ODE TO THE BEES
By Ilija Šaula
My dear bees, workers of light, guardians of order in a world that so often forgets it — today I speak to you as a man who watched your flight for many years, yet only recently began to understand your meaning. I do not speak to you as a master, nor as one who knows more. I speak to you as a student who has finally realized that the deepest lessons are hidden within the smallest beings.
You, who are born in the trembling darkness of the hive and emerge into the world as though you come from some ancient school of wisdom, carry within yourselves what we humans stubbornly forget: that paradise is not built with grand words, but with small, unceasing acts.
And so I turn to you, my bees, asking you to tell me how to live, how to work, how to love, how to belong to the world without becoming its wound.
There is something in your flight that no human being can imitate: purpose. Among you, there is no wandering, no idle drifting, none of those human phrases — “tomorrow,” “perhaps,” “when I have time.” Your lives are short yet fulfilled. We, who are given so much more time, often waste it as though it were endless. You, who possess only a few weeks, live them as though they were eternity itself.
And so I ask you: how did you learn to make every moment matter? How did you learn to work without resentment, to give without calculation, to create without the need to be seen?
Perhaps the answer is simple: you understand that the world belongs not to the individual, but to the community. Honey is not made for one bee alone, but for all. The hive is not built for a single generation, but for many yet to come. Flowers are not visited for personal gain, but for the circulation of life itself.
We, humans have forgotten how to think this way. We have forgotten that the world is not merely our private yard, but a vast meadow where every being has its place. We have forgotten that work is most beautiful when shared, that goodness is strongest when given away, that meaning becomes greatest when it is not sought for oneself alone.
My bees, you are masters of order. Within your hive, everything has its time, its place, its measure. There is no excess, no waste, no chaos. Each of you knows what must be done and does it with a joy unseen yet felt in every movement of your wings.
We humans, meanwhile, often live as though chaos were the natural state of existence. As though noise were proof of life and silence, a sign of weakness. As though speed mattered more than direction, and quantity more than quality.
You teach us that silence is the home of wisdom. The most important work is done quietly. That the finest things are created in humility. That the world is sustained not by grand gestures, but by small, constant contributions.
When I watch you return to the hive carrying pollen on your legs like golden dust, I realize that each of your flights is a small victory over meaninglessness. You know nothing of laziness, nothing of envy, nothing of vanity. Yours is a world of order, a world of purpose, a world in which life is lived for something greater than oneself.

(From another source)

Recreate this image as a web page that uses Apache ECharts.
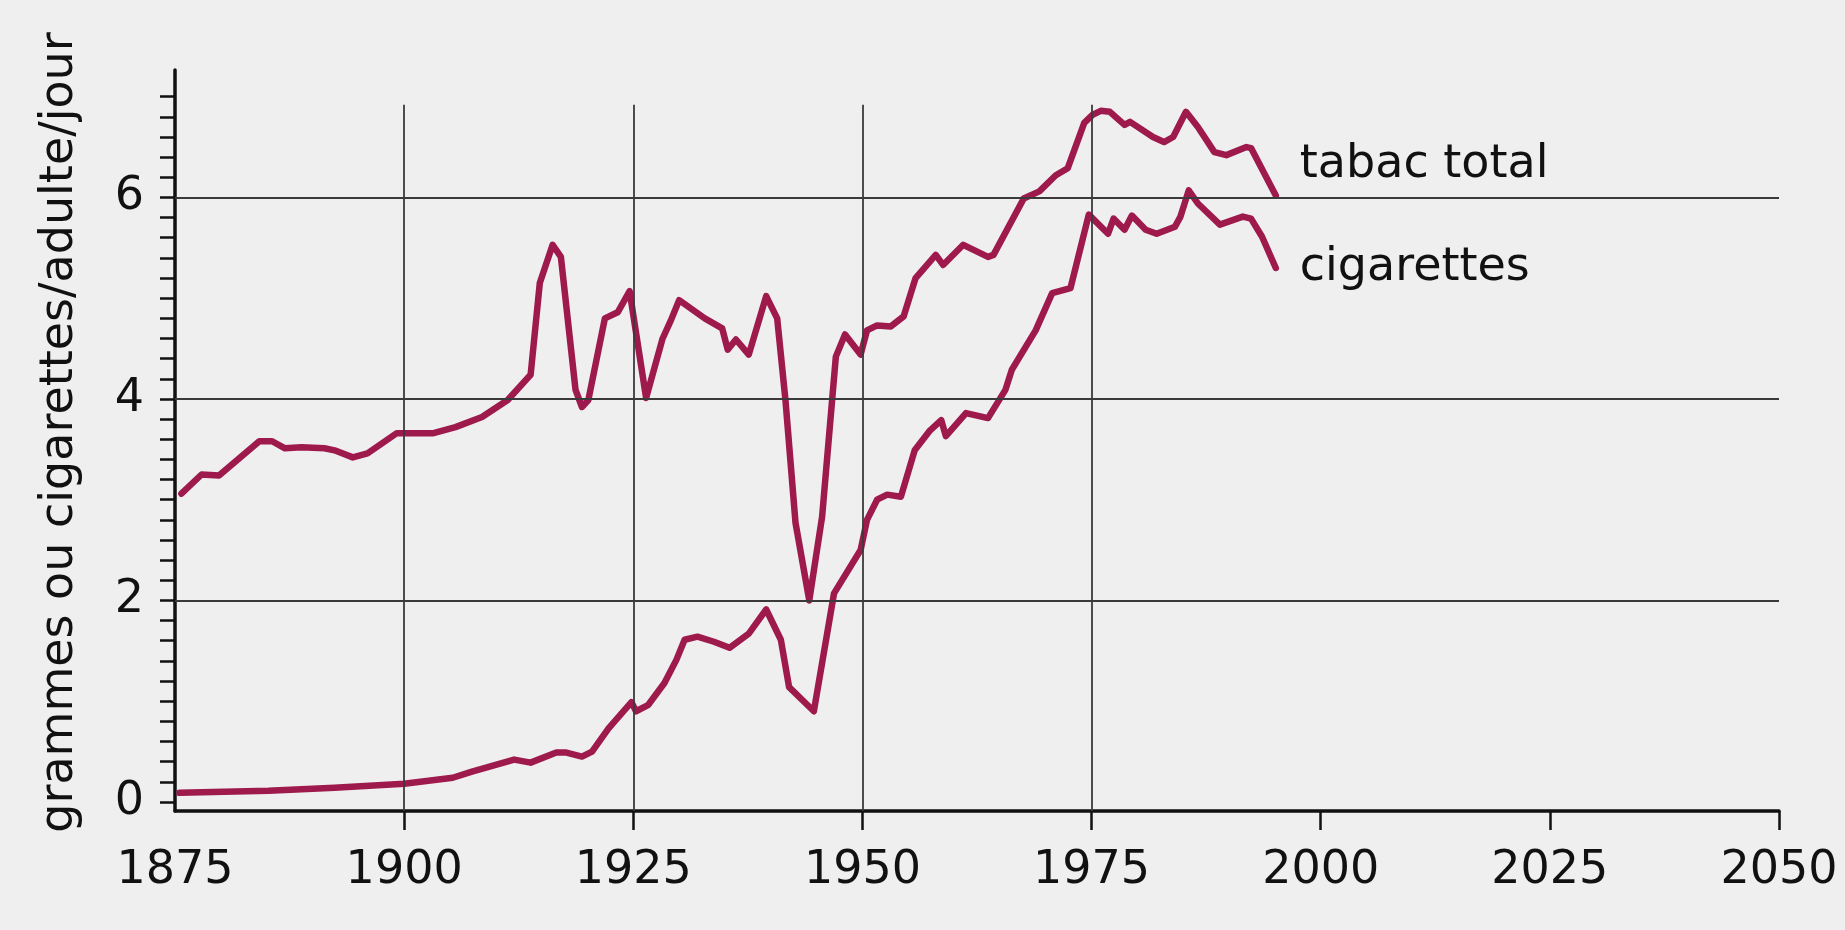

But my bees, what amazes me most is not your labor, but your sacrifice. You, whose lives are brief, leave behind something that outlives you. The honey you create is not merely food — it is a symbol. A symbol of what a human being might become when acting out of love rather than fear; out of devotion rather than the need to prove oneself. The sweet fruit of labor born from the dust of flowers.
Honey is your poem, your prayer, your legacy. And so I ask you: how can we humans also leave behind something sweet, something that nourishes, something that heals?
Perhaps the answer, once again, is simple: we must work as you do — quietly, persistently, with balance and with love. We must understand that the world is not changed by grand speeches, but by small deeds. That paradise is not built in heaven, but here on earth, in every gesture of kindness, in every word that does not wound, in every moment when we choose to be human rather than shadows.
My bees, you are guardians of flowers. Without you, the world would be poorer not only in fruit but in color itself. You are the ones who unite what is separated — flower and fruit, earth and sky, the moment and the future.
We humans, meanwhile, so often divide what should be joined together. We separate ourselves by opinion, by faith, by fear, by vanity. We forget that we are all part of the same hive, the same meadow, the same world. We forget that difference is a richness, not a threat.
You teach us that the world survives through connection, not division. That every flower matters, every color is needed, every soul belongs to one vast and living image.
And so I thank you, my bees. Not only for honey, not only for fruit, not only for flowers. I thank you for the lesson you offer us every day, though so few truly hear it: that the world becomes paradise only when each being does its part, when each gives the best of itself, when each understands that it belongs to something greater than itself.
If we ever succeed in living as you do — humbly, devotedly, together — then perhaps we humans too will finally taste paradise. Not the paradise that is promised, but the one that is created. The one that is not awaited but built. The one that is not found but made, just as you make honey.
And so I bow before you, my bees, teachers of silence and order. And I promise you this: I will try to live in such a way that my work may become at least a single drop of honey in this world. For if each of us brings our own drop, then perhaps humanity may finally build its hive of light.